**WORK TO COMPLETE**
Your task is to transcribe all of the data below exactly, omitting the images.

**DATASET SECTION**
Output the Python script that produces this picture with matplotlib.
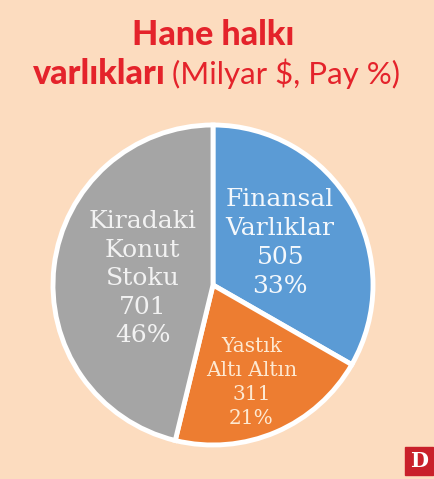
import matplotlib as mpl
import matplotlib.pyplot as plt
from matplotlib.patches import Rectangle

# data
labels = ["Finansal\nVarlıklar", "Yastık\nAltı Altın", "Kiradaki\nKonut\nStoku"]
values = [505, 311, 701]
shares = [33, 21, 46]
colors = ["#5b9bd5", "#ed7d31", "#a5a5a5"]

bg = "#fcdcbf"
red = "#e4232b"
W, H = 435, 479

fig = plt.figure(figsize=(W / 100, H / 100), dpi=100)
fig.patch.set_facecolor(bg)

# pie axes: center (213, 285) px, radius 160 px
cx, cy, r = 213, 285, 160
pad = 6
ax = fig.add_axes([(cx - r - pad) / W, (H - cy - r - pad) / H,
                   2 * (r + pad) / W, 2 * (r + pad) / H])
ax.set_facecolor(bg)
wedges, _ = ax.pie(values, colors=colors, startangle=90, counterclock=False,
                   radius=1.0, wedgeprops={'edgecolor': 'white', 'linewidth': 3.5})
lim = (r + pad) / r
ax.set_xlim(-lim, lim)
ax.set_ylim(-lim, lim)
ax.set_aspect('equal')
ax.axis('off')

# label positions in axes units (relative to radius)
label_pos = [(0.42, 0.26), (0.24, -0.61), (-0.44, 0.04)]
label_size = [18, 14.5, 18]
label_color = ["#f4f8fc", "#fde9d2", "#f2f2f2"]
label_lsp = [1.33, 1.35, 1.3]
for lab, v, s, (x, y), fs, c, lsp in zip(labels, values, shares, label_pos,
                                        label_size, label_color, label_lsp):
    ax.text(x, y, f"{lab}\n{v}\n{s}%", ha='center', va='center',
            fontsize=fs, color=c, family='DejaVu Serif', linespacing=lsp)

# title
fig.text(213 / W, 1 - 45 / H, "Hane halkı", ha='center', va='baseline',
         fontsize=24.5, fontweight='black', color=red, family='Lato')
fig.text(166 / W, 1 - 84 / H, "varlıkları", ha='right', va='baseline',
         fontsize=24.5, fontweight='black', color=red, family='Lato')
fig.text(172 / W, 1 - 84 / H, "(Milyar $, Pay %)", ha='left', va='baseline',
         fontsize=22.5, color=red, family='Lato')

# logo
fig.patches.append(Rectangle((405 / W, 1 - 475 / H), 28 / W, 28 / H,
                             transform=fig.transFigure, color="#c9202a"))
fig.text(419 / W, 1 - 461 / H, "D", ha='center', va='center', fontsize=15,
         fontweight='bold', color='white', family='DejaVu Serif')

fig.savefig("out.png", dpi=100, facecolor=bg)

**CORRECT RESPONSE**
Output the Python script that produces this picture with matplotlib.
import matplotlib as mpl
import matplotlib.pyplot as plt
from matplotlib.patches import Rectangle

# data
labels = ["Finansal\nVarlıklar", "Yastık\nAltı Altın", "Kiradaki\nKonut\nStoku"]
values = [505, 311, 701]
shares = [33, 21, 46]
colors = ["#5b9bd5", "#ed7d31", "#a5a5a5"]

bg = "#fcdcbf"
red = "#e4232b"
W, H = 435, 479

fig = plt.figure(figsize=(W / 100, H / 100), dpi=100)
fig.patch.set_facecolor(bg)

# pie axes: center (213, 285) px, radius 160 px
cx, cy, r = 213, 285, 160
pad = 6
ax = fig.add_axes([(cx - r - pad) / W, (H - cy - r - pad) / H,
                   2 * (r + pad) / W, 2 * (r + pad) / H])
ax.set_facecolor(bg)
wedges, _ = ax.pie(values, colors=colors, startangle=90, counterclock=False,
                   radius=1.0, wedgeprops={'edgecolor': 'white', 'linewidth': 3.5})
lim = (r + pad) / r
ax.set_xlim(-lim, lim)
ax.set_ylim(-lim, lim)
ax.set_aspect('equal')
ax.axis('off')

# label positions in axes units (relative to radius)
label_pos = [(0.42, 0.26), (0.24, -0.61), (-0.44, 0.04)]
label_size = [18, 14.5, 18]
label_color = ["#f4f8fc", "#fde9d2", "#f2f2f2"]
label_lsp = [1.33, 1.35, 1.3]
for lab, v, s, (x, y), fs, c, lsp in zip(labels, values, shares, label_pos,
                                        label_size, label_color, label_lsp):
    ax.text(x, y, f"{lab}\n{v}\n{s}%", ha='center', va='center',
            fontsize=fs, color=c, family='DejaVu Serif', linespacing=lsp)

# title
fig.text(213 / W, 1 - 45 / H, "Hane halkı", ha='center', va='baseline',
         fontsize=24.5, fontweight='black', color=red, family='Lato')
fig.text(166 / W, 1 - 84 / H, "varlıkları", ha='right', va='baseline',
         fontsize=24.5, fontweight='black', color=red, family='Lato')
fig.text(172 / W, 1 - 84 / H, "(Milyar $, Pay %)", ha='left', va='baseline',
         fontsize=22.5, color=red, family='Lato')

# logo
fig.patches.append(Rectangle((405 / W, 1 - 475 / H), 28 / W, 28 / H,
                             transform=fig.transFigure, color="#c9202a"))
fig.text(419 / W, 1 - 461 / H, "D", ha='center', va='center', fontsize=15,
         fontweight='bold', color='white', family='DejaVu Serif')

fig.savefig("out.png", dpi=100, facecolor=bg)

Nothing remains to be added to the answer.